Hard-Core Bosons on the Kagome Lattice: Valence-Bond Solids and Their Quantum Melting

Using large scale quantum Monte Carlo simulations and dual vortex theory, we analyze the ground state phase diagram of hard-core bosons on the kagome lattice with nearest-neighbor repulsion. In contrast with the case of a triangular lattice, no supersolid emerges for strong interactions. While a uniform superfluid prevails at half filling, two novel solid phases emerge at densities $\rho =1/3$ and $\rho =2/3$. These solids exhibit an only partial ordering of the bosonic density, allowing for local resonances on a subset of hexagons of the kagome lattice. We provide evidence for a weakly first-order phase transition at the quantum melting point between these solid phases and the superfluid.

Figure 1

Ground state phase diagram of hard-core bosons on the kagome lattice (inset).
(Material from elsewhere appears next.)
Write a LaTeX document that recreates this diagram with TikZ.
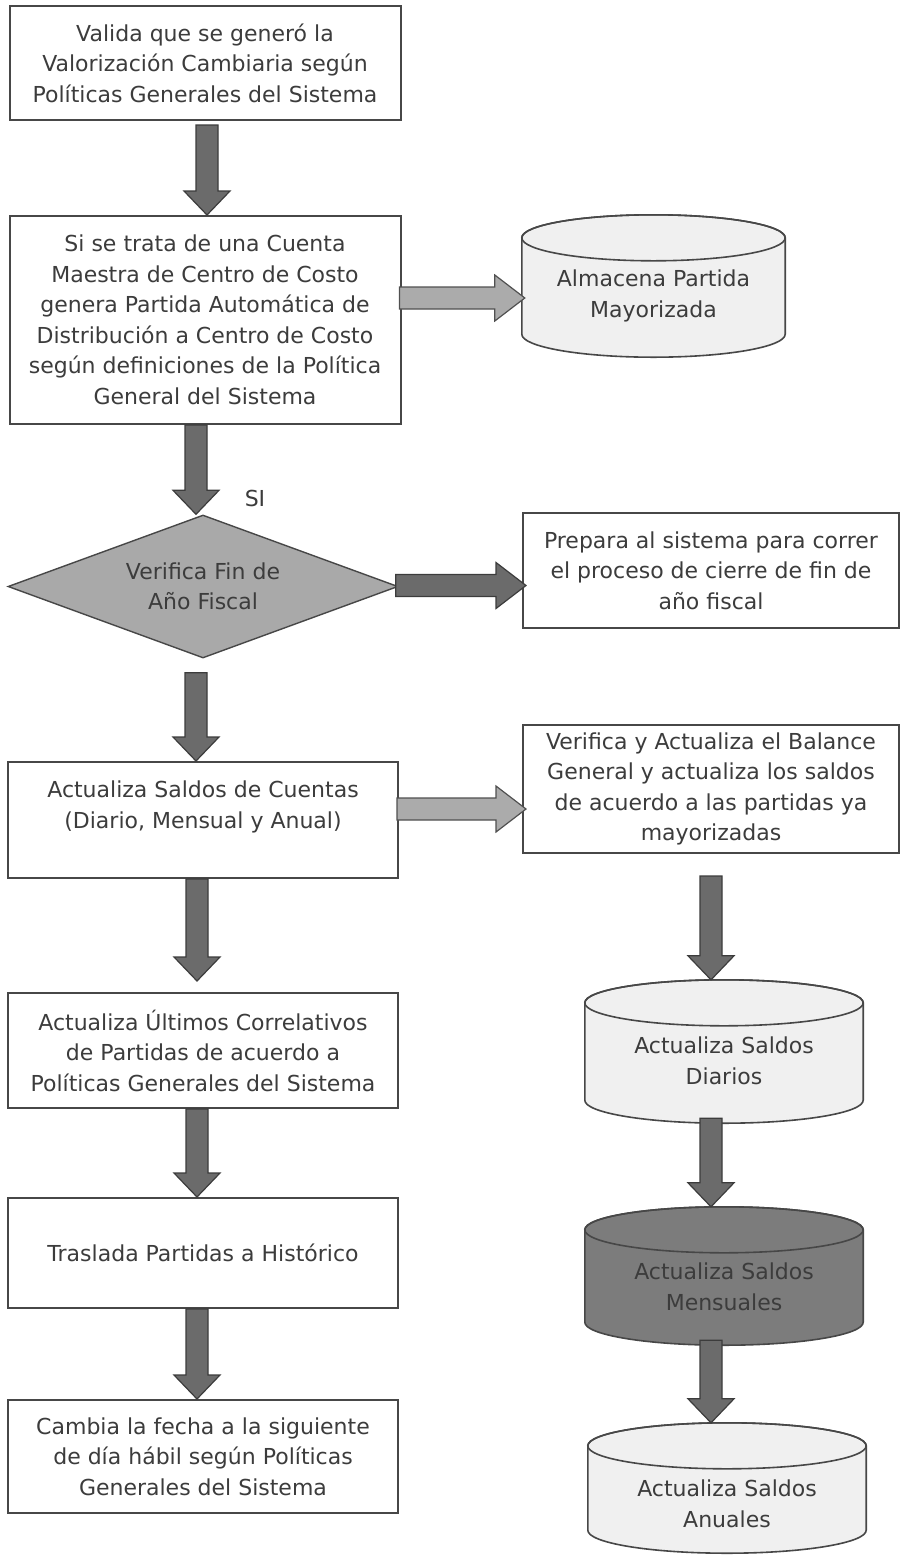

The primitive vectors ${\mathbf{a}}_1$ and ${\mathbf{a}}_2$ are constrained on a (periodic) torus spanned by ${\mathbf{L}}_1=n_1\times {\mathbf{a}}_1$ and ${\mathbf{L}}_2=n_2\times {\mathbf{a}}_2$ (where $a_1=a_2=2$). The circles illustrate the subset of hexagons with a resonating boson occupation of three bosons per hexagon in the $\rho =2/3$ solid. The remaining bosons localize to form a solid backbone on the sites that do not belong to any of these hexagons.

Figure 2

Contour plots of the structure factor (left panel) and the static susceptibility (right panel) in the VBS close to the phase boundary for $\mu /V=11/12$, $t/V=1/8$, and $T=t/24$. The BZ of the underlying triangular lattice is hexagonal (see Fig. 1), with corners at $\mathbf{Q}=(2\pi /3,0)$ and symmetry related momenta. In both panels, the axes range from $-2\pi$ to $2\pi$, and ferromagnetic peaks at reciprocal lattice vectors have been suppressed.

Figure 3

The superfluid density ${\rho }_s$ as a function of $t/V$ at half filling for $\mu /V=2$ and $T=t/5$. The lattice linear dimension is denoted $L$ (see Fig. 1), so that the number of sites is $N=L\times L\times 3$. Inset: The static structure factor $S(\mathbf{Q})$, superfluid density ${\rho }_s$, and boson density $\rho$ as a function of $\mu /V$ at $t/V=1/10$, for $L=24$ and $T=t/24$.

Figure 4

Finite-size scaling of the bond structure factor $S_b(\mathbf{Q})$ in the VBS phase for $\mu /V=11/12$, $t/V=1/8$, and $T=t/12$. Error bars are smaller than the symbol sizes, and the line shows a linear extrapolation to the thermodynamic limit.

Figure 5

The correlation function $C_b({\mathbf{r}}_1-{\mathbf{r}}_{\delta })$ between the bond indicated by large (red) text and the other bonds for $L=24$, $\mu /V=11/12$, $t/V=1/8$, and $T=t/12$.

Figure 6

Data collapse of the superfluid density ${\rho }_s$ and static susceptibility $\chi (\mathbf{Q})$ at $\mu /V=11/12$ for $\beta /L=1/t$.

Figure 7

Distribution (arbitrary units) of the kinetic energy close to the transition point for various system sizes, $\mu /V=11/12$, $t/V=1/7.796$, and $T=t/60$. As the system size increases, the double-peaked features become more pronounced.